>> begin

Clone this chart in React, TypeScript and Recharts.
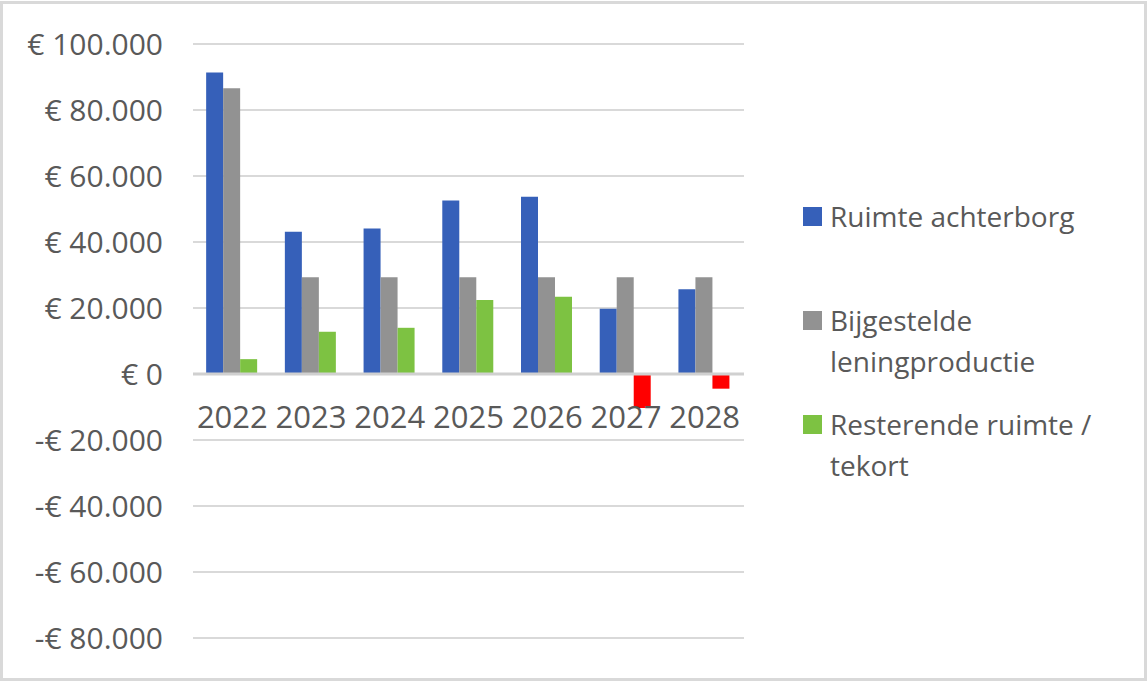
import React from 'react';
import {
  ComposedChart,
  Bar,
  Line,
  Cell,
  XAxis,
  YAxis,
  CartesianGrid,
  Legend,
  ReferenceLine,
  LabelList,
} from 'recharts';

const years = ['2022', '2023', '2024', '2025', '2026', '2027', '2028'];
const ruimteAchterborg = [91400, 43100, 44100, 52600, 53700, 19800, 25700];
const bijgesteldeLeningproductie = [86600, 29300, 29300, 29300, 29300, 29300, 29300];
const resterendeRuimte = [4500, 12800, 14000, 22400, 23400, -10300, -4450];
const yTicks = [-80000, -60000, -40000, -20000, 0, 20000, 40000, 60000, 80000, 100000];

const seriesNames = ['Ruimte achterborg', 'Bijgestelde leningproductie', 'Resterende ruimte / tekort'];
const seriesColors = ['#3660B9', '#929292', '#7DC242'];
const negativeColor = '#FF0000';

const data = years.map((year, i) => ({
  year,
  a: ruimteAchterborg[i],
  b: bijgesteldeLeningproductie[i],
  c: resterendeRuimte[i],
}));

const FONT = '"Open Sans", sans-serif';
const TEXT = '#595959';

const fmtEuro = (v: number) => {
  const s = Math.abs(v).toString().replace(/\B(?=(\d{3})+(?!\d))/g, '.');
  return (v < 0 ? '-' : '') + '€ ' + s;
};

const YearLabel = (props: any) => {
  const { x, y, value } = props;
  return (
    <text
      x={x}
      y={y + 54}
      textAnchor="middle"
      fill={TEXT}
      fontSize={31}
      fontFamily={FONT}
    >
      {value}
    </text>
  );
};

const LegendContent = () => (
  <div style={{ paddingLeft: 59, fontFamily: FONT, fontSize: 28, color: TEXT }}>
    {seriesNames.map((name, i) => (
      <div key={name} style={{ display: 'flex', alignItems: 'flex-start', height: 104 }}>
        <div
          style={{
            width: 19,
            height: 19,
            background: seriesColors[i],
            marginTop: 11,
            marginRight: 8,
            flex: '0 0 auto',
          }}
        />
        <div style={{ width: 290, lineHeight: '41px' }}>{name}</div>
      </div>
    ))}
  </div>
);

export default function App() {
  return (
    <div style={{ position: 'absolute', left: 0, top: 0, width: 1148, height: 682, background: '#fff' }}>
      <div
        style={{
          position: 'absolute',
          left: 0,
          top: 1,
          width: 1147,
          height: 680,
          border: '3px solid #d9d9d9',
          boxSizing: 'border-box',
        }}
      />
      <div style={{ position: 'absolute', left: 0, top: 0 }}>
        <ComposedChart
          width={1148}
          height={682}
          data={data}
          margin={{ top: 44, right: 44, bottom: 44, left: 0 }}
          barCategoryGap="16.7%"
          barGap={0}
        >
          <CartesianGrid vertical={false} stroke="#d9d9d9" strokeWidth={2} />
          <XAxis dataKey="year" hide />
          <YAxis
            width={193}
            domain={[-80000, 100000]}
            ticks={yTicks}
            interval={0}
            axisLine={false}
            tickLine={false}
            tickSize={0}
            tickMargin={30}
            tickFormatter={fmtEuro}
            tick={{ fill: TEXT, fontSize: 30, fontFamily: FONT }}
          />
          <Legend
            layout="vertical"
            align="right"
            verticalAlign="middle"
            wrapperStyle={{ width: 360, top: 196 }}
            content={<LegendContent />}
          />
          <Bar dataKey="a" name={seriesNames[0]} fill={seriesColors[0]} isAnimationActive={false} />
          <Bar dataKey="b" name={seriesNames[1]} fill={seriesColors[1]} isAnimationActive={false} />
          <Bar dataKey="c" name={seriesNames[2]} fill={seriesColors[2]} isAnimationActive={false}>
            {data.map((d, i) => (
              <Cell key={i} fill={d.c < 0 ? negativeColor : seriesColors[2]} />
            ))}
          </Bar>
          <ReferenceLine y={0} stroke="#d0d0d0" strokeWidth={3} />
          <Line
            dataKey={() => 0}
            stroke="none"
            dot={false}
            activeDot={false}
            legendType="none"
            isAnimationActive={false}
          >
            <LabelList dataKey="year" content={<YearLabel />} />
          </Line>
        </ComposedChart>
      </div>
    </div>
  );
}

>> end

REQUIRED TASK:
The data above should be repeated exactly, minus any pictures.

FINAL ANSWER:
Clone this chart in React, TypeScript and Recharts.
import React from 'react';
import {
  ComposedChart,
  Bar,
  Line,
  Cell,
  XAxis,
  YAxis,
  CartesianGrid,
  Legend,
  ReferenceLine,
  LabelList,
} from 'recharts';

const years = ['2022', '2023', '2024', '2025', '2026', '2027', '2028'];
const ruimteAchterborg = [91400, 43100, 44100, 52600, 53700, 19800, 25700];
const bijgesteldeLeningproductie = [86600, 29300, 29300, 29300, 29300, 29300, 29300];
const resterendeRuimte = [4500, 12800, 14000, 22400, 23400, -10300, -4450];
const yTicks = [-80000, -60000, -40000, -20000, 0, 20000, 40000, 60000, 80000, 100000];

const seriesNames = ['Ruimte achterborg', 'Bijgestelde leningproductie', 'Resterende ruimte / tekort'];
const seriesColors = ['#3660B9', '#929292', '#7DC242'];
const negativeColor = '#FF0000';

const data = years.map((year, i) => ({
  year,
  a: ruimteAchterborg[i],
  b: bijgesteldeLeningproductie[i],
  c: resterendeRuimte[i],
}));

const FONT = '"Open Sans", sans-serif';
const TEXT = '#595959';

const fmtEuro = (v: number) => {
  const s = Math.abs(v).toString().replace(/\B(?=(\d{3})+(?!\d))/g, '.');
  return (v < 0 ? '-' : '') + '€ ' + s;
};

const YearLabel = (props: any) => {
  const { x, y, value } = props;
  return (
    <text
      x={x}
      y={y + 54}
      textAnchor="middle"
      fill={TEXT}
      fontSize={31}
      fontFamily={FONT}
    >
      {value}
    </text>
  );
};

const LegendContent = () => (
  <div style={{ paddingLeft: 59, fontFamily: FONT, fontSize: 28, color: TEXT }}>
    {seriesNames.map((name, i) => (
      <div key={name} style={{ display: 'flex', alignItems: 'flex-start', height: 104 }}>
        <div
          style={{
            width: 19,
            height: 19,
            background: seriesColors[i],
            marginTop: 11,
            marginRight: 8,
            flex: '0 0 auto',
          }}
        />
        <div style={{ width: 290, lineHeight: '41px' }}>{name}</div>
      </div>
    ))}
  </div>
);

export default function App() {
  return (
    <div style={{ position: 'absolute', left: 0, top: 0, width: 1148, height: 682, background: '#fff' }}>
      <div
        style={{
          position: 'absolute',
          left: 0,
          top: 1,
          width: 1147,
          height: 680,
          border: '3px solid #d9d9d9',
          boxSizing: 'border-box',
        }}
      />
      <div style={{ position: 'absolute', left: 0, top: 0 }}>
        <ComposedChart
          width={1148}
          height={682}
          data={data}
          margin={{ top: 44, right: 44, bottom: 44, left: 0 }}
          barCategoryGap="16.7%"
          barGap={0}
        >
          <CartesianGrid vertical={false} stroke="#d9d9d9" strokeWidth={2} />
          <XAxis dataKey="year" hide />
          <YAxis
            width={193}
            domain={[-80000, 100000]}
            ticks={yTicks}
            interval={0}
            axisLine={false}
            tickLine={false}
            tickSize={0}
            tickMargin={30}
            tickFormatter={fmtEuro}
            tick={{ fill: TEXT, fontSize: 30, fontFamily: FONT }}
          />
          <Legend
            layout="vertical"
            align="right"
            verticalAlign="middle"
            wrapperStyle={{ width: 360, top: 196 }}
            content={<LegendContent />}
          />
          <Bar dataKey="a" name={seriesNames[0]} fill={seriesColors[0]} isAnimationActive={false} />
          <Bar dataKey="b" name={seriesNames[1]} fill={seriesColors[1]} isAnimationActive={false} />
          <Bar dataKey="c" name={seriesNames[2]} fill={seriesColors[2]} isAnimationActive={false}>
            {data.map((d, i) => (
              <Cell key={i} fill={d.c < 0 ? negativeColor : seriesColors[2]} />
            ))}
          </Bar>
          <ReferenceLine y={0} stroke="#d0d0d0" strokeWidth={3} />
          <Line
            dataKey={() => 0}
            stroke="none"
            dot={false}
            activeDot={false}
            legendType="none"
            isAnimationActive={false}
          >
            <LabelList dataKey="year" content={<YearLabel />} />
          </Line>
        </ComposedChart>
      </div>
    </div>
  );
}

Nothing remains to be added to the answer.